Mai come quest’anno i primi giorni di maggio hanno portato nella nostra Europa ricordi di un passato lontano che si sono intrecciati con le preoccupazioni e le speranze per il futuro.
L’8 maggio 1945, ottant’anni fa, la Germania nazista firmava la sua capitolazione al termine del conflitto mondiale che aveva provocato: capitolazione che veniva resa nota il giorno dopo, ad un continente distrutto. Da allora il 9 maggio è per tutti i Paesi dell’ex blocco sovietico la Giornata della vittoria nella “grande guerra patriottica”, così in Russia è chiamata, spogliandola del suo ormai scomodo significato ideologico, la vittoria di Stalin su Hitler.
Quest’anno la celebrazione di quella guerra lontana, che costò all’URSS oltre venti milioni di morti, ha avuto un significato del tutto particolare. Molti auspicavano che potesse essere l’occasione perché Vladimir Putin annunciasse se non la fine, almeno una tregua sostanziosa nella guerra scatenata contro l’Ucraina: ne è venuta solo una misera sospensione, e poco osservata, di tre giorni degli scontri. Così il percorso che può portare alla fine di questo conflitto, che si svolge a qualche centinaio di chilometri da qui, sembra ancora tutto da individuare.

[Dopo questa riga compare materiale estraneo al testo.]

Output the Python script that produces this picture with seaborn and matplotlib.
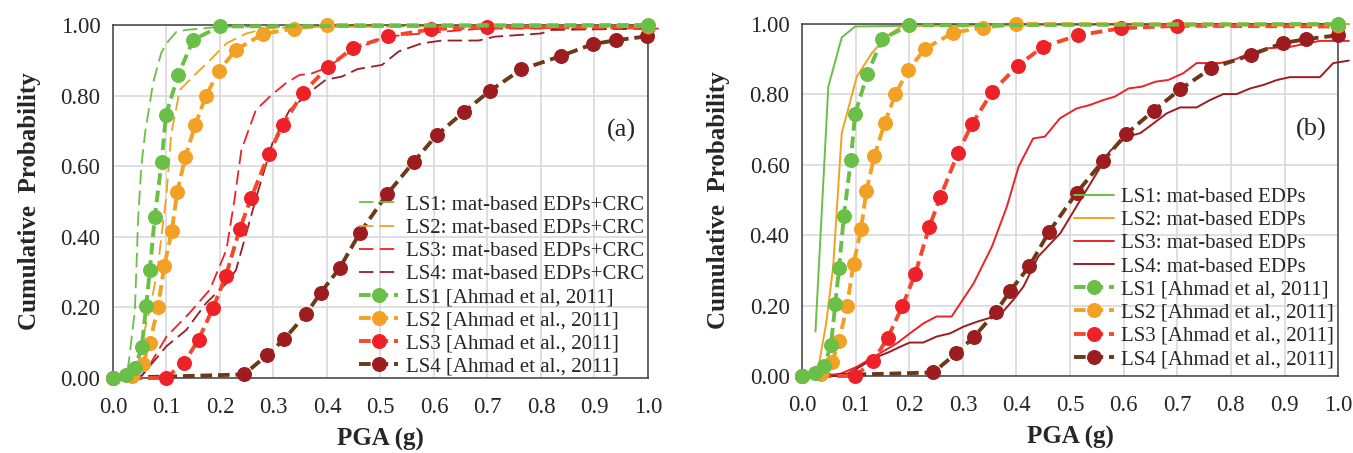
import numpy as np
import pandas as pd
import seaborn as sns
import matplotlib.pyplot as plt
from matplotlib.ticker import FormatStrFormatter, MultipleLocator

# ---- data (PGA in g, cumulative probability) ----
# Ahmad et al. (2011) curves, same in both panels
ls1_ah_x = [0.0, 0.025, 0.041, 0.054, 0.062, 0.069, 0.078, 0.091, 0.099, 0.122, 0.15, 0.2, 1.0]
ls1_ah_y = [0.0, 0.009, 0.027, 0.089, 0.204, 0.307, 0.455, 0.613, 0.745, 0.859, 0.958, 0.996, 1.0]
ls2_ah_x = [0.0, 0.036, 0.056, 0.069, 0.084, 0.096, 0.11, 0.12, 0.135, 0.154, 0.174, 0.198, 0.23, 0.281, 0.338, 0.4, 1.0]
ls2_ah_y = [0.0, 0.005, 0.04, 0.1, 0.2, 0.318, 0.417, 0.526, 0.625, 0.718, 0.8, 0.87, 0.93, 0.975, 0.99, 1.0, 0.998]
ls3_ah_x = [0.0, 0.099, 0.133, 0.16, 0.187, 0.211, 0.237, 0.258, 0.291, 0.317, 0.355, 0.402, 0.449, 0.515, 0.595, 0.7, 1.0]
ls3_ah_y = [0.0, 0.0, 0.043, 0.109, 0.198, 0.29, 0.422, 0.509, 0.634, 0.716, 0.808, 0.881, 0.935, 0.968, 0.988, 0.995, 0.993]
ls4_ah_x = [0.0, 0.245, 0.288, 0.32, 0.361, 0.388, 0.424, 0.461, 0.512, 0.562, 0.605, 0.656, 0.705, 0.763, 0.837, 0.897, 0.941, 0.999]
ls4_ah_y = [0.0, 0.01, 0.065, 0.11, 0.181, 0.241, 0.312, 0.41, 0.52, 0.612, 0.688, 0.754, 0.814, 0.874, 0.912, 0.946, 0.957, 0.968]

# panel (a): mat-based EDPs + CRC
ls1_crc_x = [0.0, 0.025, 0.03, 0.041, 0.047, 0.053, 0.06, 0.075, 0.09, 0.1, 0.118, 0.137, 0.2, 1.0]
ls1_crc_y = [0.0, 0.0, 0.05, 0.193, 0.45, 0.6, 0.694, 0.836, 0.92, 0.948, 0.98, 0.986, 0.995, 0.998]
ls2_crc_x = [0.0, 0.035, 0.045, 0.056, 0.07, 0.084, 0.092, 0.1, 0.109, 0.125, 0.149, 0.181, 0.212, 0.249, 0.286, 0.35, 1.0]
ls2_crc_y = [0.0, 0.0, 0.04, 0.117, 0.2, 0.315, 0.42, 0.52, 0.693, 0.816, 0.853, 0.9, 0.948, 0.976, 0.99, 0.995, 0.995]
ls3_crc_x = [0.0, 0.05, 0.063, 0.1, 0.143, 0.181, 0.212, 0.227, 0.24, 0.267, 0.295, 0.323, 0.348, 0.372, 0.398, 0.45, 0.51, 0.585, 0.69, 1.02]
ls3_crc_y = [0.0, 0.0, 0.023, 0.117, 0.184, 0.25, 0.363, 0.504, 0.646, 0.759, 0.8, 0.835, 0.858, 0.863, 0.878, 0.93, 0.967, 0.977, 0.99, 0.99]
ls4_crc_x = [0.0, 0.05, 0.1, 0.137, 0.174, 0.212, 0.23, 0.27, 0.298, 0.33, 0.373, 0.398, 0.428, 0.457, 0.503, 0.534, 0.577, 0.615, 0.683, 0.714, 0.8, 0.82, 1.0]
ls4_crc_y = [0.0, 0.0, 0.09, 0.136, 0.212, 0.268, 0.306, 0.523, 0.665, 0.759, 0.816, 0.845, 0.854, 0.875, 0.887, 0.925, 0.948, 0.956, 0.956, 0.967, 0.976, 0.986, 0.99]

# panel (b): mat-based EDPs
ls1_edp_x = [0.025, 0.049, 0.074, 0.099, 0.2, 1.02]
ls1_edp_y = [0.126, 0.822, 0.962, 0.993, 0.995, 1.0]
ls2_edp_x = [0.025, 0.03, 0.045, 0.058, 0.066, 0.074, 0.102, 0.13, 0.158, 0.185, 0.25, 1.02]
ls2_edp_y = [0.0, 0.02, 0.15, 0.31, 0.5, 0.69, 0.85, 0.917, 0.965, 0.993, 0.996, 1.0]
ls3_edp_x = [0.03, 0.071, 0.102, 0.14, 0.177, 0.201, 0.227, 0.251, 0.279, 0.32, 0.354, 0.382, 0.404, 0.431, 0.453,
             0.481, 0.512, 0.537, 0.562, 0.584, 0.609, 0.634, 0.659, 0.683, 0.711, 0.736, 0.78, 0.805, 0.836, 0.867,
             0.91, 0.942, 0.966, 1.02]
ls3_edp_y = [0.0, 0.006, 0.026, 0.06, 0.093, 0.121, 0.15, 0.169, 0.169, 0.263, 0.367, 0.481, 0.595, 0.675, 0.68,
             0.732, 0.76, 0.77, 0.784, 0.794, 0.817, 0.822, 0.836, 0.841, 0.86, 0.889, 0.889, 0.898, 0.917, 0.931,
             0.935, 0.945, 0.952, 0.952]
ls4_edp_x = [0.03, 0.077, 0.108, 0.133, 0.164, 0.183, 0.201, 0.226, 0.251, 0.276, 0.301, 0.326, 0.348, 0.369, 0.394,
             0.413, 0.441, 0.482, 0.514, 0.546, 0.575, 0.606, 0.631, 0.655, 0.68, 0.705, 0.736, 0.761, 0.786, 0.811,
             0.836, 0.861, 0.886, 0.91, 0.966, 0.991, 1.02]
ls4_edp_y = [0.0, 0.0, 0.026, 0.05, 0.069, 0.083, 0.095, 0.095, 0.112, 0.121, 0.14, 0.154, 0.164, 0.173, 0.216,
             0.254, 0.34, 0.406, 0.487, 0.567, 0.64, 0.68, 0.69, 0.717, 0.746, 0.763, 0.763, 0.784, 0.801, 0.801,
             0.817, 0.827, 0.841, 0.849, 0.849, 0.889, 0.896]

ah_labels = ["LS1 [Ahmad et al, 2011]", "LS2 [Ahmad et al., 2011]",
             "LS3 [Ahmad et al., 2011]", "LS4 [Ahmad et al., 2011]"]

GREEN = "#6abf47"
ORANGE = "#f2a124"
RED = "#ee2128"
REDLINE = "#f4472b"
DARKRED = "#9c1c20"
BROWN = "#6b3a16"

sns.set_style("white")
plt.rcParams['font.family'] = ['Liberation Serif', 'DejaVu Serif']

fig = plt.figure(figsize=(13.53, 4.53), dpi=100)
ax1 = fig.add_axes([0.0835, 0.1656, 0.3954, 0.7792])
ax2 = fig.add_axes([0.5928, 0.1700, 0.3962, 0.7770])


def draw(ax, x, y, **kw):
    df = pd.DataFrame({"x": x, "y": y})
    sns.lineplot(data=df, x="x", y="y", ax=ax, estimator=None, sort=False,
                 clip_on=False, **kw)
    return ax.get_lines()[-1]


def ahmad(ax):
    # drawn LS4 -> LS1 so the upper curves sit on top
    specs = [(ls4_ah_x, ls4_ah_y, BROWN, DARKRED),
             (ls3_ah_x, ls3_ah_y, REDLINE, RED),
             (ls2_ah_x, ls2_ah_y, ORANGE, ORANGE),
             (ls1_ah_x, ls1_ah_y, GREEN, GREEN)]
    hs = []
    for x, y, lc, mc in specs:
        h = draw(ax, x, y, color=lc, lw=2.8, linestyle=(0, (3.0, 1.5)),
                 marker="o", markersize=10, markerfacecolor=mc,
                 markeredgecolor=mc, zorder=4)
        hs.append(h)
    return hs[::-1]


def style(ax, tag):
    ax.set_xlim(0, 1)
    ax.set_ylim(0, 1)
    ax.xaxis.set_major_locator(MultipleLocator(0.1))
    ax.yaxis.set_major_locator(MultipleLocator(0.2))
    ax.xaxis.set_major_formatter(FormatStrFormatter("%.1f"))
    ax.yaxis.set_major_formatter(FormatStrFormatter("%.2f"))
    ax.grid(True, color="#d9d9d9", lw=1.2)
    ax.set_axisbelow(True)
    for s in ax.spines.values():
        s.set_color("#404040")
        s.set_linewidth(1.1)
        s.set_visible(True)
    ax.tick_params(axis="both", length=0, labelsize=16.5, colors="#262626")
    ax.tick_params(axis="x", pad=14)
    ax.tick_params(axis="y", pad=9)
    ax.set_xlabel("PGA (g)", fontsize=18, fontweight="bold", labelpad=7)
    ax.set_ylabel("Cumulative  Probability", fontsize=18, fontweight="bold", labelpad=14)
    ax.text(0.95, 0.70, tag, transform=ax.transAxes, fontsize=19, ha="center", va="center")


leg_kw = dict(loc="lower right", frameon=False, fontsize=15, labelspacing=0.17,
              handlelength=1.9, handletextpad=0.35, borderaxespad=0, borderpad=0.2)

# ---- panel (a)
thin_dash = (0, (8, 3.5))
h1 = [draw(ax1, ls1_crc_x, ls1_crc_y, color=GREEN, lw=1.3, linestyle=thin_dash),
      draw(ax1, ls2_crc_x, ls2_crc_y, color=ORANGE, lw=1.3, linestyle=thin_dash),
      draw(ax1, ls3_crc_x, ls3_crc_y, color=RED, lw=1.3, linestyle=thin_dash),
      draw(ax1, ls4_crc_x, ls4_crc_y, color=DARKRED, lw=1.3, linestyle=thin_dash)]
h1 += ahmad(ax1)
lab1 = ["LS%d: mat-based EDPs+CRC" % i for i in range(1, 5)] + ah_labels
style(ax1, "(a)")
ax1.legend(h1, lab1, bbox_to_anchor=(1.0, -0.008), **leg_kw)

# ---- panel (b)
h2 = [draw(ax2, ls1_edp_x, ls1_edp_y, color=GREEN, lw=1.4),
      draw(ax2, ls2_edp_x, ls2_edp_y, color=ORANGE, lw=1.4),
      draw(ax2, ls3_edp_x, ls3_edp_y, color=RED, lw=1.4),
      draw(ax2, ls4_edp_x, ls4_edp_y, color=DARKRED, lw=1.4)]
h2 += ahmad(ax2)
lab2 = ["LS%d: mat-based EDPs" % i for i in range(1, 5)] + ah_labels
style(ax2, "(b)")
ax2.legend(h2, lab2, bbox_to_anchor=(1.0, 0.008), **leg_kw)

fig.savefig("out.png", dpi=100)
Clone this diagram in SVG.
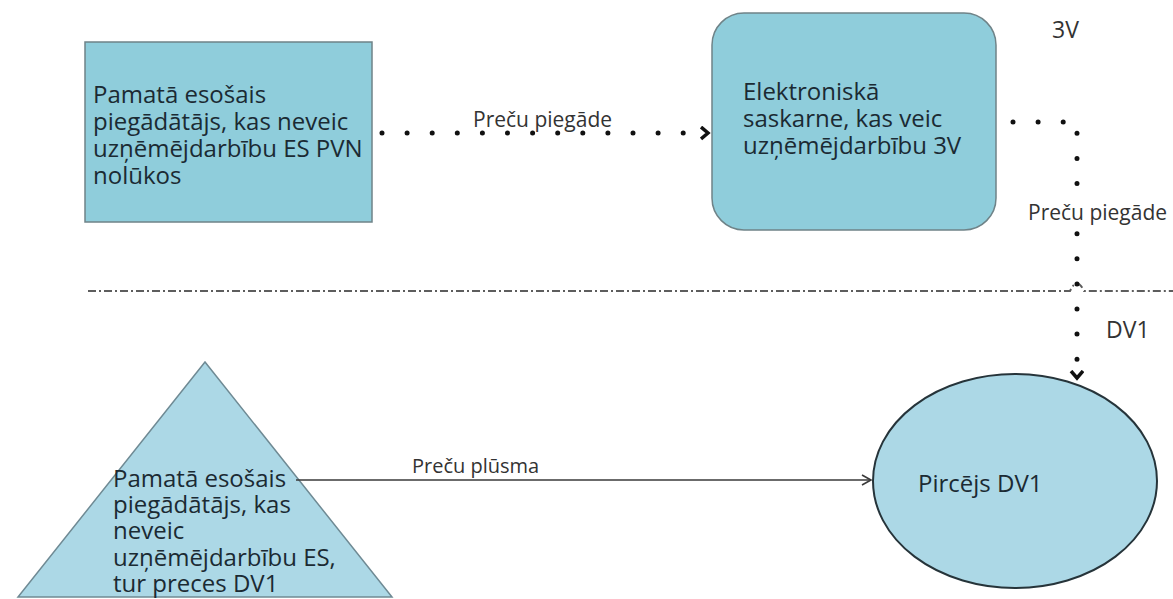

Da questa parte dell’Europa il 9 maggio è invece la ricorrenza della Dichiarazione di Schumann, la festa dell’Unione europea. Il ministro degli esteri francese Robert Schumann propose 75 anni fa, con un sintetico documento, di condividere senza barriere doganali, tra i Paesi che volessero aderirvi, la produzione di carbone e acciaio, eliminando di fatto uno dei motivi storici che avevano scatenato la guerra tra Francia e Germania. La Comunità Europea del Carbone e dell’Acciaio (CECA), primo nucleo della Comunità, sorse l’anno successivo, con il significato politico di far sì che tra i due grandi Paesi europei la guerra fosse «non solo impensabile, ma materialmente impossibile».
A questa già densa concentrazione di memorie, si è aggiunta, l’8 maggio, l’elezione del successore di Francesco al Soglio pontificio. Nel suo saluto alla folla di Piazza San Pietro Leone XIV, il cardinale Robert Prevost, ha pronunciato sette volte la parola “pace”, sferzando la coscienza di un’Europa frastornata dalle notizie che giungono dall’abisso palestinese e dalla ripresa dell’endemico conflitto tra India e Pakistan, una ferita aperta anche quella da quasi ottant’anni, e mai rimarginata.
Non è dunque un compleanno di salute e serenità, per la nostra settantacinquenne od ottantenne Europa.
L’illusione che la frattura che ci aveva lasciato il secondo conflitto mondiale tra le due parti del continente si fosse saldata nel 1989-91, con la fine dei regimi di Mosca e Belgrado, è ormai svanita del tutto. Abbiamo creduto che la guerra, questa antica compagna delle nostre terre e dei nostri popoli, fosse un ricordo di altri tempi, non una cosa per le nostre sedicenti consapevoli democrazie, per le nostre “avanzate” pubbliche opinioni.
Invece siamo a discutere se tornare ad investire pesantemente in armamenti, e come: basandoci sui nostri ormai professionistici eserciti nazionali o con un vero esercito europeo? Dalle profondità del passato torna perfino l’idea di riformare l’esercito di leva, quello inventato dai francesi nella loro rivoluzione del 1789.
Dove sono finiti quegli ideali di pace e fratellanza fioriti negli anni sessanta e e settanta, annunciati nella Prima marcia della Pace tra Perugia e Assisi del 1961, e cioè che «il pacifismo e la nonviolenza non sono inerte e passiva accettazione dei mali esistenti, ma sono attivi e in lotta» (A. Capitini)? E’ possibile, nell’età della crisi della globalizzazione, del nuovo dualismo americano-cinese, pensare ad un’Europa sostanzialmente demilitarizzata, senza più l’ombrello americano a proteggerci?
«La pace mondiale non potrà essere salvaguardata se non con sforzi creativi, proporzionali ai pericoli che la minacciano» scriveva in quella Dichiarazione Robert Schumann, con parole che sottolineano come la costruzione della pace richieda sforzi continui e quotidiani. Saprà continuare a farsene carico la nostra provata, anziana, ma per questo, speriamo, saggia Europa?